Led by a trapper named Kelly, who was familiar with the country through which they were to go, the party followed up the Arkansas, and at last entered the Rocky Mountains. Before they had gone very far their way seemed barred by mountains impracticable for pack-horses; yet their guides, after considering the way, marched straight onward over mountains of which some notion may be had from the following description: "The upper half, though less steep, proved to be the worst part of the ascent. It was a bed of rocks, at one place small and rolling, at another large and fixed, with deep openings between them. So that our animals were almost constantly falling, and tottering upon the brink of the cliff's, as they rose again and made their way among them. An hour and a half of this most dangerous and tiresome clambering deposited us in a grove of yellow pines near the summit. Our animals were covered with sweat and dirt, and trembled as if at that instant from the race track. Nor were their masters free from every ill of weariness. Our knees smote each other with fatigue, as Belshazzar's did with fear. Many of the pines on this ridge were two feet in diameter, and a hundred feet high, with small clusters of limbs around the tops. Others were low, and clothed with strong limbs quite near the ground. Under a number of these latter we had seated ourselves, holding the reins of our riding horses, when a storm arose with the rapidity of a whirlwind, and poured upon us hail and rain and snow with all imaginable liberality. A most remarkable tempest was this. . . . One portion of it had gathered its electricity and mist around James' Peak in the east; another among the white heights northwest; and a third among the snowy pyramids of the Utaws in the southwest; and marshalling their hosts, met over this connecting ridge between the eastern and central ranges, as if by general battle to settle a vexed question as to the better right to the pass; and it was sublimely fought. The opposing storms met nearly at the zenith, and fiercely rolled together their angry masses. And as if to carry out the simile I have here attempted, at the moment of their junction, the electricity of each leaped upon its antagonist transversely across the heavens, and in some instances fell in immense bolts upon the trembling cliffs; and then instantly came a volley of hail as grape-shot, sufficient to whiten all the towers of this horrid war.
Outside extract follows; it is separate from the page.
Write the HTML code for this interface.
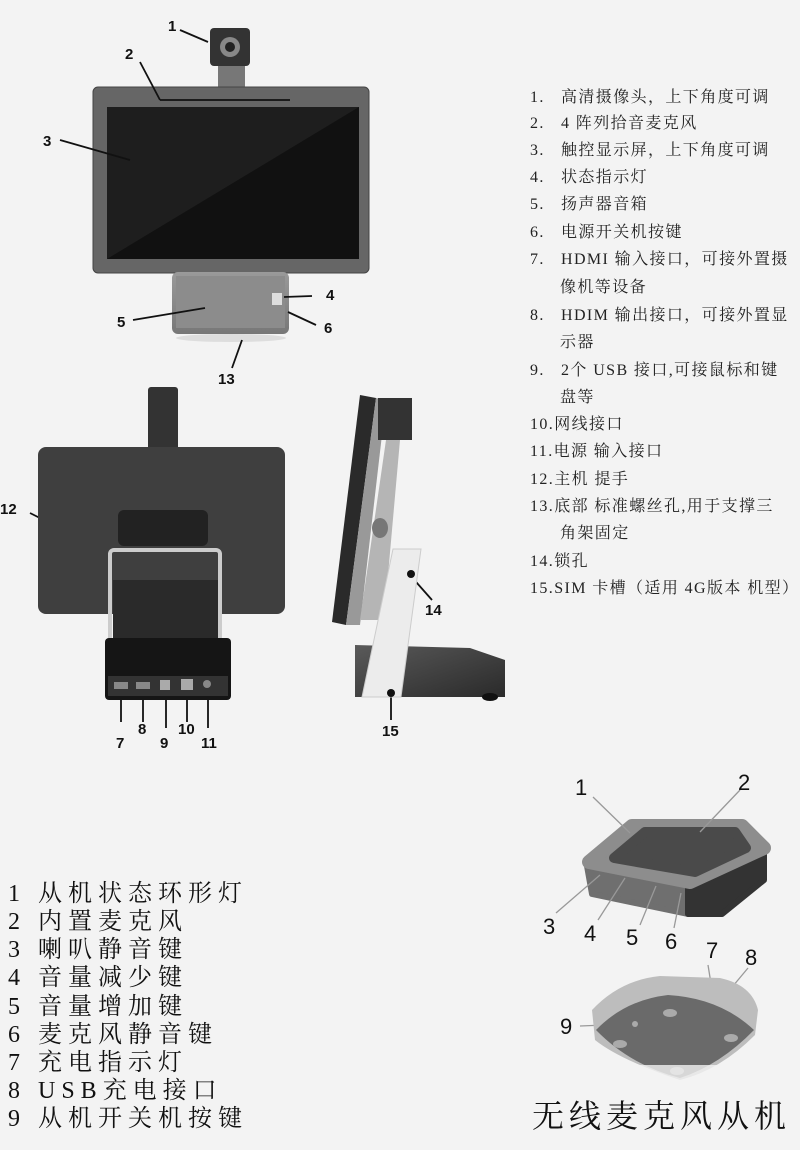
<!DOCTYPE html>
<html><head><meta charset="utf-8"><style>
body{margin:0;width:800px;height:1150px;background:#f3f3f3;position:relative;overflow:hidden}
.r{position:absolute;font-family:"Liberation Serif","Noto Serif CJK SC",serif;font-size:16px;letter-spacing:1.4px;color:#222;white-space:nowrap}
.l{position:absolute;left:8px;font-family:"Liberation Serif","Noto Serif CJK SC",serif;font-size:24px;color:#111;white-space:nowrap;letter-spacing:6px}
svg{position:absolute;left:0;top:0}
</style></head><body>
<svg width="800" height="1150" font-family="Liberation Sans,sans-serif">
<defs>
<linearGradient id="sp" x1="0" y1="0" x2="0" y2="1"><stop offset="0" stop-color="#9a9a9a"/><stop offset="1" stop-color="#777"/></linearGradient>
<linearGradient id="bk" x1="0" y1="0" x2="1" y2="1"><stop offset="0" stop-color="#5a5a5a"/><stop offset="1" stop-color="#2a2a2a"/></linearGradient>
</defs>
<rect x="218" y="60" width="27" height="30" fill="#777"/>
<rect x="210" y="28" width="40" height="38" rx="4" fill="#333"/>
<circle cx="230" cy="47" r="10" fill="#888"/><circle cx="230" cy="47" r="5" fill="#222"/>
<rect x="93" y="87" width="276" height="186" rx="5" fill="#666" stroke="#444"/>
<rect x="107" y="107" width="252" height="152" fill="#111"/>
<polygon points="107,107 359,107 107,259" fill="#1e1e1e"/>
<rect x="172" y="272" width="117" height="62" rx="6" fill="url(#sp)"/>
<rect x="176" y="276" width="109" height="52" fill="#8c8c8c"/>
<rect x="272" y="293" width="10" height="12" fill="#ddd"/>
<ellipse cx="231" cy="338" rx="55" ry="4" fill="#ddd"/>
<g stroke="#111" stroke-width="1.8" fill="none">
<line x1="180" y1="30" x2="208" y2="42"/>
<line x1="140" y1="62" x2="160" y2="100"/>
<line x1="160" y1="100" x2="290" y2="100"/>
<line x1="60" y1="140" x2="130" y2="160"/>
<line x1="133" y1="320" x2="205" y2="308"/>
<line x1="312" y1="296" x2="284" y2="297"/>
<line x1="316" y1="325" x2="288" y2="312"/>
<line x1="232" y1="368" x2="242" y2="340"/>
<line x1="30" y1="513" x2="117" y2="557"/>
<line x1="121" y1="698" x2="121" y2="722"/><line x1="143" y1="698" x2="143" y2="722"/>
<line x1="166" y1="698" x2="166" y2="728"/><line x1="187" y1="698" x2="187" y2="722"/><line x1="208" y1="698" x2="208" y2="728"/>
<line x1="409" y1="574" x2="432" y2="600"/>
<line x1="391" y1="692" x2="391" y2="720"/>
</g>
<g font-weight="bold" font-size="15" fill="#111">
<text x="168" y="31">1</text><text x="125" y="59">2</text><text x="43" y="146">3</text>
<text x="326" y="300">4</text><text x="117" y="327">5</text><text x="324" y="333">6</text><text x="218" y="384">13</text>
<text x="0" y="514">12</text>
<text x="116" y="748">7</text><text x="138" y="734">8</text><text x="160" y="748">9</text><text x="178" y="734">10</text><text x="201" y="748">11</text>
<text x="425" y="615">14</text><text x="382" y="736">15</text>
</g>
<rect x="148" y="387" width="30" height="85" rx="3" fill="#333"/>
<rect x="38" y="447" width="247" height="167" rx="8" fill="#3f3f3f"/>
<rect x="118" y="510" width="90" height="36" rx="6" fill="#222"/>
<rect x="110" y="550" width="110" height="135" rx="4" fill="none" stroke="#ccc" stroke-width="4"/>
<rect x="113" y="580" width="105" height="65" fill="#2a2a2a"/>
<rect x="105" y="638" width="126" height="62" rx="4" fill="#151515"/>
<rect x="108" y="676" width="120" height="20" fill="#333"/>
<rect x="114" y="682" width="14" height="7" fill="#888"/><rect x="136" y="682" width="14" height="7" fill="#888"/>
<rect x="160" y="680" width="10" height="10" fill="#aaa"/><rect x="181" y="679" width="12" height="11" fill="#aaa"/><circle cx="207" cy="684" r="4" fill="#888"/>
<polygon points="360,395 376,398 346,625 332,622" fill="#2a2a2a"/>
<polygon points="376,398 386,400 360,625 346,625" fill="#999"/>
<rect x="378" y="398" width="34" height="42" fill="#333"/>
<polygon points="386,440 400,440 384,620 360,620" fill="#b5b5b5"/>
<ellipse cx="380" cy="528" rx="8" ry="10" fill="#777"/>
<polygon points="355,645 470,648 505,660 505,697 355,697" fill="url(#bk)"/>
<polygon points="393,549 421,549 401,697 362,697" fill="#ececec" stroke="#ccc"/>
<circle cx="411" cy="574" r="4" fill="#111"/><circle cx="391" cy="693" r="4" fill="#111"/>
<ellipse cx="490" cy="697" rx="8" ry="4" fill="#111"/>
<g stroke-linejoin="round">
<polygon points="587,866 688,884 688,914 592,894" fill="#6f6f6f" stroke="#6f6f6f" stroke-width="6"/>
<polygon points="688,884 764,850 764,880 722,914 688,914" fill="#333" stroke="#333" stroke-width="6"/>
<polygon points="589,862 632,826 742,826 764,848 690,882" fill="#8d8d8d" stroke="#8d8d8d" stroke-width="14"/>
<polygon points="614,858 645,832 735,832 746,848 695,872" fill="#4a4a4a" stroke="#4a4a4a" stroke-width="10"/>
</g>
<g stroke="#999" stroke-width="1.3"><line x1="593" y1="797" x2="630" y2="833"/><line x1="740" y1="790" x2="700" y2="832"/>
<line x1="556" y1="913" x2="600" y2="875"/><line x1="598" y1="920" x2="625" y2="878"/><line x1="640" y1="925" x2="656" y2="886"/><line x1="674" y1="928" x2="681" y2="893"/>
<line x1="708" y1="965" x2="713" y2="996"/><line x1="748" y1="968" x2="723" y2="998"/><line x1="580" y1="1026" x2="630" y2="1024"/></g>
<g font-size="22" fill="#111"><text x="575" y="795">1</text><text x="738" y="790">2</text><text x="543" y="934">3</text><text x="584" y="941">4</text><text x="626" y="945">5</text><text x="665" y="949">6</text><text x="706" y="958">7</text><text x="745" y="965">8</text><text x="560" y="1034">9</text></g>
<path d="M592,1010 Q620,980 660,976 L720,978 Q752,985 758,1010 L755,1035 Q720,1070 680,1080 Q620,1060 595,1040Z" fill="#bdbdbd"/>
<path d="M596,1030 Q625,1000 668,995 Q720,998 754,1030 Q720,1065 680,1078 Q630,1065 596,1030Z" fill="#6a6a6a"/>
<g fill="#aaa"><ellipse cx="670" cy="1013" rx="7" ry="4"/><ellipse cx="620" cy="1044" rx="7" ry="4"/><ellipse cx="731" cy="1038" rx="7" ry="4"/><ellipse cx="677" cy="1071" rx="7" ry="4"/><circle cx="635" cy="1024" r="3"/></g>
<rect x="590" y="1065" width="170" height="18" fill="#f3f3f3" opacity=".8"/>
<text x="532" y="1127" font-family="Liberation Serif,Noto Serif CJK SC,serif" font-size="32" fill="#111" letter-spacing="5">无线麦克风从机</text>
</svg>
<div class="r" style="left:530px;top:84px">1.&nbsp;&nbsp; 高清摄像头，上下角度可调</div>
<div class="r" style="left:530px;top:110px">2.&nbsp;&nbsp; 4 阵列拾音麦克风</div>
<div class="r" style="left:530px;top:137px">3.&nbsp;&nbsp; 触控显示屏，上下角度可调</div>
<div class="r" style="left:530px;top:164px">4.&nbsp;&nbsp; 状态指示灯</div>
<div class="r" style="left:530px;top:191px">5.&nbsp;&nbsp; 扬声器音箱</div>
<div class="r" style="left:530px;top:219px">6.&nbsp;&nbsp; 电源开关机按键</div>
<div class="r" style="left:530px;top:246px">7.&nbsp;&nbsp; HDMI 输入接口，可接外置摄</div>
<div class="r" style="left:560px;top:274px">像机等设备</div>
<div class="r" style="left:530px;top:302px">8.&nbsp;&nbsp; HDIM 输出接口，可接外置显</div>
<div class="r" style="left:560px;top:329px">示器</div>
<div class="r" style="left:530px;top:357px">9.&nbsp;&nbsp; 2个 USB 接口,可接鼠标和键</div>
<div class="r" style="left:560px;top:384px">盘等</div>
<div class="r" style="left:530px;top:411px">10.网线接口</div>
<div class="r" style="left:530px;top:438px">11.电源 输入接口</div>
<div class="r" style="left:530px;top:466px">12.主机 提手</div>
<div class="r" style="left:530px;top:493px">13.底部 标准螺丝孔,用于支撑三</div>
<div class="r" style="left:560px;top:520px">角架固定</div>
<div class="r" style="left:530px;top:548px">14.锁孔</div>
<div class="r" style="left:530px;top:575px">15.SIM 卡槽（适用 4G版本 机型）</div>
<div class="l" style="top:873px">1 从机状态环形灯</div>
<div class="l" style="top:901px">2 内置麦克风</div>
<div class="l" style="top:929px">3 喇叭静音键</div>
<div class="l" style="top:957px">4 音量减少键</div>
<div class="l" style="top:986px">5 音量增加键</div>
<div class="l" style="top:1014px">6 麦克风静音键</div>
<div class="l" style="top:1042px">7 充电指示灯</div>
<div class="l" style="top:1070px">8 USB充电接口</div>
<div class="l" style="top:1098px">9 从机开关机按键</div>
</body></html>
It lasted an hour."

After the tempest had ceased they clambered to the summit—whence they had a marvellous view of the Great Main snowy range of the "Rocky," "Stony" or "Shining" mountains then, clambering down on the other side, they camped not far below, on the headwaters of the Platte River, in what is now North Park, Colorado. Food was scarce, and nothing had been killed since they left Fort William; but when they came in sight of the Bayou Salade, Kelly promised them that before long they would have meat; and sure enough, during the day a buffalo was seen, killed by the guide, and greedily devoured. A hearty meal of its flesh; tongue, fat ribs, tenderloin, marrow-bones, and blood-pudding were all enjoyed, and the party ate almost the whole night long.